Jane Olson, international human rights activist, will visit the College of Journalism and meet with Nebraska students who are against modern-day slavery on Nov. 4 at 5 p.m. in Andersen Hall. Olson is a 1964 graduate of journalism and history at UNL.
Nebraska University Students Against Modern-Day Slavery was created for students by students. NUSAMS' mission is to inform others about the tragedy of human trafficking. NUSAMS aim to recruit, educate and mobilize students through this social movement to effectively combat the issue of modern-day slavery through prevention, awareness, education and activism.

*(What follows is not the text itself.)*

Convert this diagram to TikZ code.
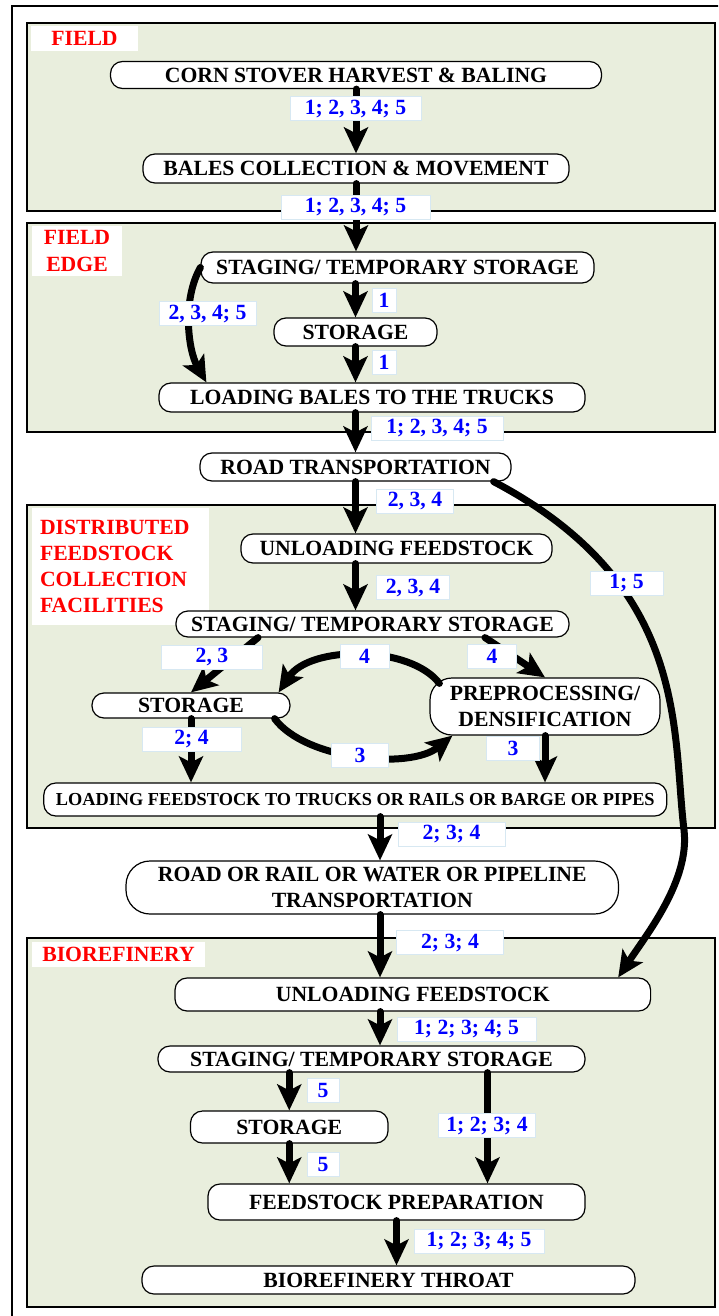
\documentclass[tikz,border=0pt]{standalone}
\usepackage{fontspec}
\setmainfont{Liberation Serif}
\usepackage{tikz}
\usetikzlibrary{arrows.meta,calc}
\definecolor{zonegreen}{RGB}{233,238,221}
\definecolor{tagline}{RGB}{215,232,242}
\newcommand{\stagefont}{\fontsize{21.7pt}{26pt}\selectfont\bfseries}
\newcommand{\smallstagefont}{\fontsize{18.3pt}{22pt}\selectfont\bfseries}
\tikzstyle{stage} = [draw,fill=white,line width=1.2pt,rounded corners=12pt,inner sep=0pt,align=center,font=\stagefont]
\tikzstyle{numtag} = [draw=tagline,line width=1pt,fill=white,text=blue,inner sep=0pt,minimum height=24pt,font=\stagefont]
\tikzstyle{zone} = [draw,line width=1.8pt,fill=zonegreen]
\tikzstyle{zonename} = [fill=white,text=red,inner sep=0pt,align=center,font=\stagefont]
\tikzstyle{flow} = [line width=7pt,line cap=round,-{Stealth[length=26pt,width=24pt,inset=6pt]}]

\begin{document}
\begin{tikzpicture}[x=1pt,y=-1pt]
    \useasboundingbox (0,0) rectangle (718,1316);
    \clip (0,0) rectangle (718,1316);
    \draw [line width=2.2pt] (12,6) rectangle (760,1360);

    \draw [zone] (27,23) rectangle (715,211);
    \draw [zone] (27,223) rectangle (715,432);
    \draw [zone] (27,505) rectangle (715,828);
    \draw [zone] (27,938) rectangle (715,1307);

    \node [zonename,minimum width=107pt,minimum height=25pt] (fieldname) at (84.5,38.5) {FIELD};
    \node [zonename,minimum width=90pt,minimum height=50pt] (edgename) at (77,251) {FIELD\\EDGE};
    \node [zonename,align=left,text width=161pt,inner xsep=8pt,minimum height=117pt] (distname) at (120.5,566.5) {DISTRIBUTED\\FEEDSTOCK\\COLLECTION\\FACILITIES};
    \node [zonename,minimum width=173pt,minimum height=25pt] (bioname) at (118.5,954.5) {BIOREFINERY};

    \node [stage,minimum width=491pt,minimum height=27pt] (harvest) at (356,75) {CORN STOVER HARVEST \& BALING};
    \node [stage,minimum width=426pt,minimum height=29pt] (bales) at (356,168.5) {BALES COLLECTION \& MOVEMENT};
    \node [stage,minimum width=393pt,minimum height=31pt] (stage1) at (397.5,267.5) {STAGING/ TEMPORARY STORAGE};
    \node [stage,minimum width=163pt,minimum height=28pt] (store1) at (355.5,332) {STORAGE};
    \node [stage,minimum width=426pt,minimum height=29pt] (load1) at (372,397.5) {LOADING BALES TO THE TRUCKS};
    \node [stage,minimum width=311pt,minimum height=28pt] (road) at (355.5,467) {ROAD TRANSPORTATION};
    \node [stage,minimum width=311pt,minimum height=29pt] (unload1) at (396.5,548.5) {UNLOADING FEEDSTOCK};
    \node [stage,minimum width=393pt,minimum height=26pt] (stage2) at (372.5,624) {STAGING/ TEMPORARY STORAGE};
    \node [stage,minimum width=198pt,minimum height=25pt] (store2) at (191,705.5) {STORAGE};
    \node [stage,minimum width=230pt,minimum height=57pt,rounded corners=22pt] (prep) at (545,706.5) {PREPROCESSING/\\DENSIFICATION};
    \node [stage,minimum width=623pt,minimum height=33pt,font=\smallstagefont] (load2) at (355.3,799.5) {LOADING FEEDSTOCK TO TRUCKS OR RAILS OR BARGE OR PIPES};
    \node [stage,minimum width=492.5pt,minimum height=53pt,rounded corners=24pt] (multi) at (372.25,887.5) {ROAD OR RAIL OR WATER OR PIPELINE\\TRANSPORTATION};
    \node [stage,minimum width=475.6pt,minimum height=33pt] (ubio) at (412.8,994.5) {UNLOADING FEEDSTOCK};
    \node [stage,minimum width=427pt,minimum height=26pt] (stage3) at (371.5,1059) {STAGING/ TEMPORARY STORAGE};
    \node [stage,minimum width=197.5pt,minimum height=32pt] (store3) at (289.25,1127) {STORAGE};
    \node [stage,minimum width=377pt,minimum height=36pt] (prep3) at (396.5,1202) {FEEDSTOCK PREPARATION};
    \node [stage,minimum width=493pt,minimum height=28pt] (throat) at (388.5,1280) {BIOREFINERY THROAT};

    \coordinate (spine) at (380,0);
    \coordinate (bend) at (684,830);

    \draw [flow] (harvest.south) -- (harvest.south |- bales.north);
    \draw [flow] (bales.south) -- (bales.south |- stage1.north);
    \draw [flow] (store1.north |- stage1.south) -- (store1.north);
    \draw [flow] (store1.south) -- (store1.south |- load1.north);
    \draw [flow] (stage1.west) .. controls (182,300) and (188,350) .. ([xshift=48pt]load1.north west);
    \draw [flow] (load1.south -| road) -- (road.north);
    \draw [flow] (road.south) -- (unload1.north -| road);
    \draw [flow] ([xshift=-18pt]road.south east) .. controls (690,585) and (672,731) .. (bend) .. controls (690,880) and (647,934) .. ([xshift=-33pt]ubio.north east);
    \draw [flow] (unload1.south -| road) -- (stage2.north -| road);
    \draw [flow] ([xshift=-114.5pt]stage2.south) -- (store2.north);
    \draw [flow] ([xshift=112.5pt]stage2.south) -- (prep.north);
    \draw [flow] ([shift={(10pt,-6pt)}]prep.north west) .. controls (410,645) and (310,645) .. ([xshift=-12pt]store2.north east);
    \draw [flow] ([xshift=-16pt]store2.south east) .. controls (305,760) and (410,770) .. ([xshift=23pt]prep.south west);
    \draw [flow] (store2.south) -- (store2.south |- load2.north);
    \draw [flow] (prep.south) -- (prep.south |- load2.north);
    \draw [flow] (load2.south -| spine) -- (multi.north -| spine);
    \draw [flow] (multi.south -| spine) -- (ubio.north -| spine);
    \draw [flow] (ubio.south -| spine) -- (stage3.north -| spine);
    \draw [flow] (store3.north |- stage3.south) -- (store3.north);
    \draw [flow] ([xshift=116pt]stage3.south) -- ([xshift=116pt]stage3.south |- prep3.north);
    \draw [flow] (store3.south) -- (store3.south |- prep3.north);
    \draw [flow] (prep3.south) -- (prep3.south |- throat.north);

    \node [numtag,minimum width=131pt] (t1) at (355.5,109) {1; 2, 3, 4; 5};
    \node [numtag,minimum width=149pt] (t2) at (355.5,207) {1; 2, 3, 4; 5};
    \node [numtag,minimum width=24pt] (t3) at (384,300.5) {1};
    \node [numtag,minimum width=24pt] (t4) at (384,362) {1};
    \node [numtag,minimum width=97pt] (t5) at (207.5,313.5) {2, 3, 4; 5};
    \node [numtag,minimum width=132pt] (t6) at (437,428) {1; 2, 3, 4; 5};
    \node [numtag,minimum width=77pt] (t7) at (415,501) {2, 3, 4};
    \node [numtag,minimum width=73.5pt] (t8) at (413,587.5) {2, 3, 4};
    \node [numtag,minimum width=73pt] (t9) at (626.5,583.5) {1; 5};
    \node [numtag,minimum width=101pt] (t10) at (212,657) {2, 3};
    \node [numtag,minimum width=49pt] (t11) at (364.5,656.5) {4};
    \node [numtag,minimum width=48.5pt] (t12) at (492,656.5) {4};
    \node [numtag,minimum width=99pt] (t13) at (191.5,739) {2; 4};
    \node [numtag,minimum width=57.5pt] (t14) at (360,755) {3};
    \node [numtag,minimum width=52.5pt] (t15) at (513,748.5) {3};
    \node [numtag,minimum width=107pt] (t16) at (451.5,834) {2; 3; 4};
    \node [numtag,minimum width=107.6pt] (t17) at (450,942.5) {2; 3; 4};
    \node [numtag,minimum width=139pt] (t18) at (466.5,1029) {1; 2; 3; 4; 5};
    \node [numtag,minimum width=32pt] (t19) at (323,1090) {5};
    \node [numtag,minimum width=32pt] (t20) at (323,1164) {5};
    \node [numtag,minimum width=97.5pt] (t21) at (487,1125.5) {1; 2; 3; 4};
    \node [numtag,minimum width=130pt] (t22) at (479,1241) {1; 2; 3; 4; 5};
\end{tikzpicture}
\end{document}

As Olson's career evolved, she continued to follow opportunities and create change. Most recently, Olson completed her term as chair of the board of trustees of Human Rights Watch in Pasadena, Calif., where she and her husband Ron live. She currently serves on the Emeritus Board for the organization. Human Rights Watch is the largest U.S.-based nongovernmental organization protecting human rights around the world.
Olson has also served as the chair of the Survivor Corps board of directors, and in 1979, she co-founded the Interfaith Center to Reverse the Arms Race, which took her across the globe to Europe, Latin America and the Soviet Union. In addition, Olson worked to promote the Nuclear Freeze Campaign, has served on the board of the Pacific Council on International Policy and the board of the Nuclear Age Peace Foundation.
Olson's lifelong dedication to humanitarian efforts earned her the first-ever Eleanor Roosevelt Award from Feminist Majority. She has also been the recipient of several other regional and national awards recognizing her volunteer work.